在这个例子中,使用谷歌的T5模型。尽管它是在多任务数据集上预训练的,但是也产生了非常好的结果。
from transformers import AutoModelForSeq2SeqLM, AutoTokenizer
model = AutoModelForSeq2SeqLM.from_pretrained("t5-base")
tokenizer = AutoTokenizer.from_pretrained("t5-base")
# T5 uses a max_length of 512 so we cut the article to 512 tokens.
inputs = tokenizer("summarize: " + ARTICLE, return_tensors="pt", max_length=512, truncation=True)
outputs = model.generate(
inputs["input_ids"], max_length=150, min_length=40, length_penalty=2.0, num_beams=4, early_stopping=True
)
print(tokenizer.decode(outputs[0]))
'''
output:
<pad> prosecutors say the marriages were part of an immigration scam. if convicted, barrientos faces two criminal
counts of "offering a false instrument for filing in the first degree" she has been married 10 times, nine of them
between 1999 and 2002.</s>
'''
翻译
翻译是一个将文本翻译成另一种语言的任务。如果你想要在翻译任务上微调一个模型,你可以参考run_translation.py脚本。
WMT English to German数据集是翻译任务的一个典型数据集,将英语文本作为出入,将同义的德语文本作为输出。
下面是使用pipeline方法做翻译的案例。使用在多任务混合数据集上预训练的T5模型,现在已经取得了很好的翻译结果。
from transformers import pipeline
translator = pipeline("translation_en_to_de")
print(translator("Hugging Face is a technology company based in New York and Paris", max_length=40))
'''
output:
[{'translation_text': 'Hugging Face ist ein Technologieunternehmen mit Sitz in New York und Paris.'}]
'''
由于翻译pipeline取决于PreTrainedModel.generate()方法,我们可以重载PreTrainedModel.generate()方法,就像max_length一样
下面是使用模型和分词器做翻译的案例。
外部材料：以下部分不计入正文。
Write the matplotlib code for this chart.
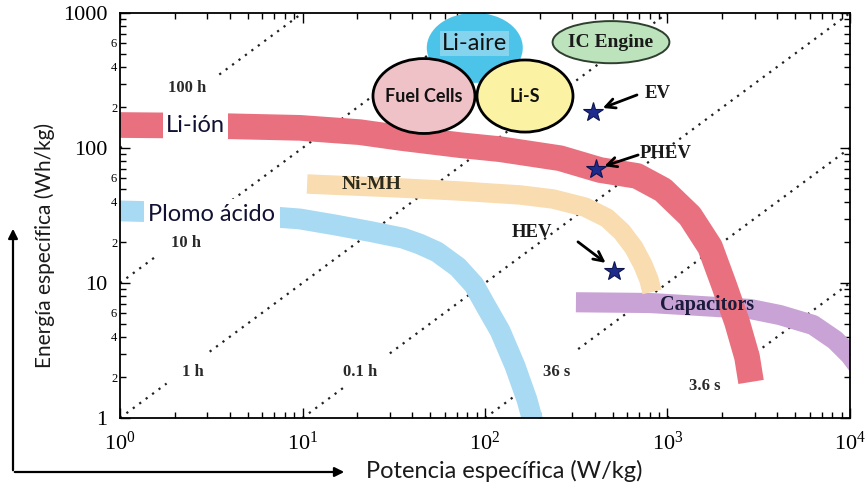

过程如下:
- 通过checkpoint名称实例化一个分词器和一个模型。翻译一般使用编码器-解码器模型,如:Bart或T5
- 定义需要做翻译的句子。
- 加入一个特殊前缀:"translate English to German: "。
- 使用PreTrainedModel.generate()方法生成翻译。
from transformers import AutoModelForSeq2SeqLM, AutoTokenizer
model = AutoModelForSeq2SeqLM.from_pretrained("t5-base")
tokenizer = AutoTokenizer.from_pretrained("t5-base")
inputs = tokenizer(
"translate English to German: Hugging Face is a technology company based in New York and Paris",
return_tensors="pt",
)
outputs = model.generate(inputs["input_ids"], max_length=40, num_beams=4, early_stopping=True)
print(tokenizer.decode(outputs[0]))
'''
output:
<pad> Hugging Face ist ein Technologieunternehmen mit Sitz in New York und Paris.</s>
'''
我们得到了和pipeline一样的翻译结果。